§ **Exercise objective**
Print the records below word for word, but leave out the pictures.

Source code of charts

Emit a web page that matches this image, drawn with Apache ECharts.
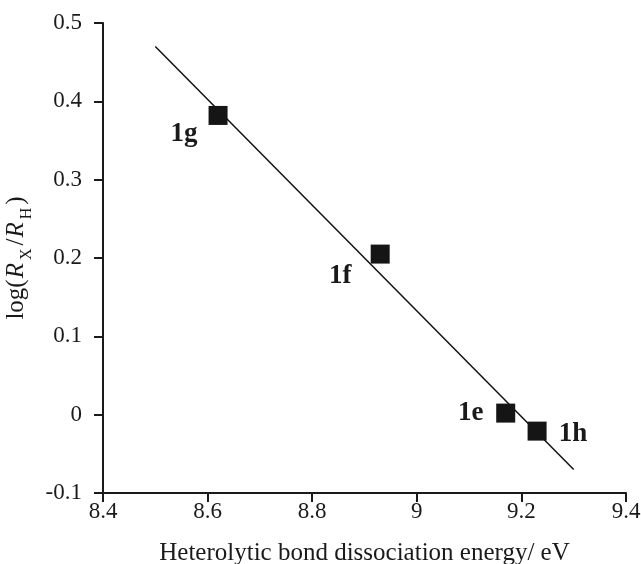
<!DOCTYPE html>
<html>
<head>
<meta charset="utf-8">
<script src="https://cdn.jsdelivr.net/npm/echarts@6/dist/echarts.min.js"></script>
<style>
  html, body { margin: 0; padding: 0; background: #fff; }
  #chart { width: 641px; height: 564px; }
</style>
</head>
<body>
<div id="chart"></div>
<script>
// Compounds and their measured values
const compounds = ['1g', '1f', '1e', '1h'];
const energies = [8.62, 8.93, 9.17, 9.23];      // heterolytic BDE / eV
const logRatios = [0.382, 0.205, 0.002, -0.021]; // log(RX/RH)
// Label offsets (px) around each square
const labelOffsets = [[-34, 19], [-40, 22], [-35, 0], [36, 3]];

// Regression line end points
const fitX = [8.5, 9.3];
const fitY = [0.47, -0.07];

const FONT = '"Liberation Serif", "Times New Roman", serif';
const INK = '#1a1a1a';

const chart = echarts.init(document.getElementById('chart'));

chart.setOption({
  animation: false,
  backgroundColor: '#fff',
  grid: { left: 103, right: 15, top: 23, bottom: 71, containLabel: false, outerBoundsMode: 'none' },
  xAxis: {
    type: 'value',
    min: 8.4, max: 9.4, interval: 0.2,
    name: 'Heterolytic bond dissociation energy/ eV',
    nameLocation: 'middle',
    nameGap: 48,
    nameTextStyle: { fontFamily: FONT, fontSize: 25, color: INK },
    axisLine: { onZero: false, lineStyle: { color: INK, width: 2 } },
    axisTick: { inside: false, length: 9, lineStyle: { color: INK, width: 2 } },
    axisLabel: {
      fontFamily: FONT, fontSize: 23, color: INK, margin: 7,
      formatter: v => String(+v.toFixed(1))
    },
    splitLine: { show: false }
  },
  yAxis: {
    type: 'value',
    min: -0.1, max: 0.5, interval: 0.1,
    name: '{n|log(}{i|R}{s|X}{n|/}{i|R}{s|H}{n|)}',
    nameLocation: 'middle',
    nameRotate: 90,
    nameGap: 58,
    nameTextStyle: {
      fontFamily: FONT, fontSize: 25, color: INK,
      rich: {
        n: { fontFamily: FONT, fontSize: 25, color: INK, verticalAlign: 'bottom', padding: [0, 0, 6, 0] },
        i: { fontFamily: FONT, fontSize: 25, color: INK, fontStyle: 'italic', verticalAlign: 'bottom', padding: [0, 2, 6, 1] },
        s: { fontFamily: FONT, fontSize: 16, color: INK, verticalAlign: 'bottom', padding: [0, 3, 0, 1] }
      }
    },
    axisLine: { show: true, onZero: false, lineStyle: { color: INK, width: 2 } },
    axisTick: { show: true, inside: false, length: 9, lineStyle: { color: INK, width: 2 } },
    axisLabel: {
      fontFamily: FONT, fontSize: 23, color: INK, margin: 21,
      formatter: v => String(+v.toFixed(1))
    },
    splitLine: { show: false }
  },
  series: [
    {
      type: 'line',
      data: fitX.map((x, i) => [x, fitY[i]]),
      showSymbol: false,
      symbol: 'none',
      lineStyle: { color: '#111', width: 1.5 },
      z: 2
    },
    {
      type: 'scatter',
      symbol: 'rect',
      symbolSize: 19,
      itemStyle: { color: '#151515', opacity: 1 },
      data: energies.map((x, i) => ({
        value: [x, logRatios[i]],
        label: {
          show: true,
          formatter: compounds[i],
          position: 'inside',
          offset: labelOffsets[i],
          fontFamily: FONT,
          fontSize: 27,
          fontWeight: 'bold',
          color: INK,
          opacity: 1
        }
      })),
      z: 3
    }
  ]
});
</script>
</body>
</html>
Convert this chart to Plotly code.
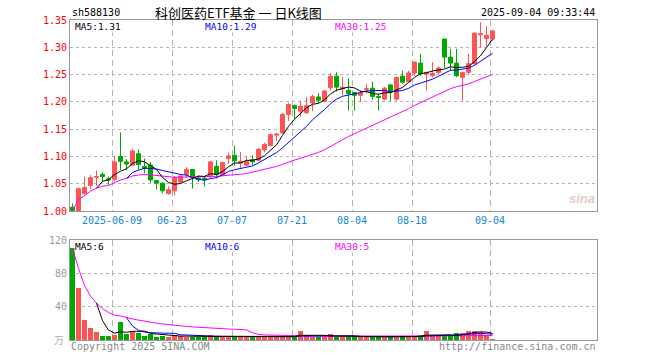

§ **Correct result**
Emit a web page that matches this image, drawn with Apache ECharts.
<!DOCTYPE html>
<html>
<head>
<meta charset="utf-8">
<script src="https://cdn.jsdelivr.net/npm/echarts@6/dist/echarts.min.js"></script>
<style>
  html, body { margin: 0; padding: 0; background: #fff; }
  #chart { width: 641px; height: 564px; }
</style>
</head>
<body>
<div id="chart"></div>
<script>
// Compounds and their measured values
const compounds = ['1g', '1f', '1e', '1h'];
const energies = [8.62, 8.93, 9.17, 9.23];      // heterolytic BDE / eV
const logRatios = [0.382, 0.205, 0.002, -0.021]; // log(RX/RH)
// Label offsets (px) around each square
const labelOffsets = [[-34, 19], [-40, 22], [-35, 0], [36, 3]];

// Regression line end points
const fitX = [8.5, 9.3];
const fitY = [0.47, -0.07];

const FONT = '"Liberation Serif", "Times New Roman", serif';
const INK = '#1a1a1a';

const chart = echarts.init(document.getElementById('chart'));

chart.setOption({
  animation: false,
  backgroundColor: '#fff',
  grid: { left: 103, right: 15, top: 23, bottom: 71, containLabel: false, outerBoundsMode: 'none' },
  xAxis: {
    type: 'value',
    min: 8.4, max: 9.4, interval: 0.2,
    name: 'Heterolytic bond dissociation energy/ eV',
    nameLocation: 'middle',
    nameGap: 48,
    nameTextStyle: { fontFamily: FONT, fontSize: 25, color: INK },
    axisLine: { onZero: false, lineStyle: { color: INK, width: 2 } },
    axisTick: { inside: false, length: 9, lineStyle: { color: INK, width: 2 } },
    axisLabel: {
      fontFamily: FONT, fontSize: 23, color: INK, margin: 7,
      formatter: v => String(+v.toFixed(1))
    },
    splitLine: { show: false }
  },
  yAxis: {
    type: 'value',
    min: -0.1, max: 0.5, interval: 0.1,
    name: '{n|log(}{i|R}{s|X}{n|/}{i|R}{s|H}{n|)}',
    nameLocation: 'middle',
    nameRotate: 90,
    nameGap: 58,
    nameTextStyle: {
      fontFamily: FONT, fontSize: 25, color: INK,
      rich: {
        n: { fontFamily: FONT, fontSize: 25, color: INK, verticalAlign: 'bottom', padding: [0, 0, 6, 0] },
        i: { fontFamily: FONT, fontSize: 25, color: INK, fontStyle: 'italic', verticalAlign: 'bottom', padding: [0, 2, 6, 1] },
        s: { fontFamily: FONT, fontSize: 16, color: INK, verticalAlign: 'bottom', padding: [0, 3, 0, 1] }
      }
    },
    axisLine: { show: true, onZero: false, lineStyle: { color: INK, width: 2 } },
    axisTick: { show: true, inside: false, length: 9, lineStyle: { color: INK, width: 2 } },
    axisLabel: {
      fontFamily: FONT, fontSize: 23, color: INK, margin: 21,
      formatter: v => String(+v.toFixed(1))
    },
    splitLine: { show: false }
  },
  series: [
    {
      type: 'line',
      data: fitX.map((x, i) => [x, fitY[i]]),
      showSymbol: false,
      symbol: 'none',
      lineStyle: { color: '#111', width: 1.5 },
      z: 2
    },
    {
      type: 'scatter',
      symbol: 'rect',
      symbolSize: 19,
      itemStyle: { color: '#151515', opacity: 1 },
      data: energies.map((x, i) => ({
        value: [x, logRatios[i]],
        label: {
          show: true,
          formatter: compounds[i],
          position: 'inside',
          offset: labelOffsets[i],
          fontFamily: FONT,
          fontSize: 27,
          fontWeight: 'bold',
          color: INK,
          opacity: 1
        }
      })),
      z: 3
    }
  ]
});
</script>
</body>
</html>
Convert this chart to Plotly code.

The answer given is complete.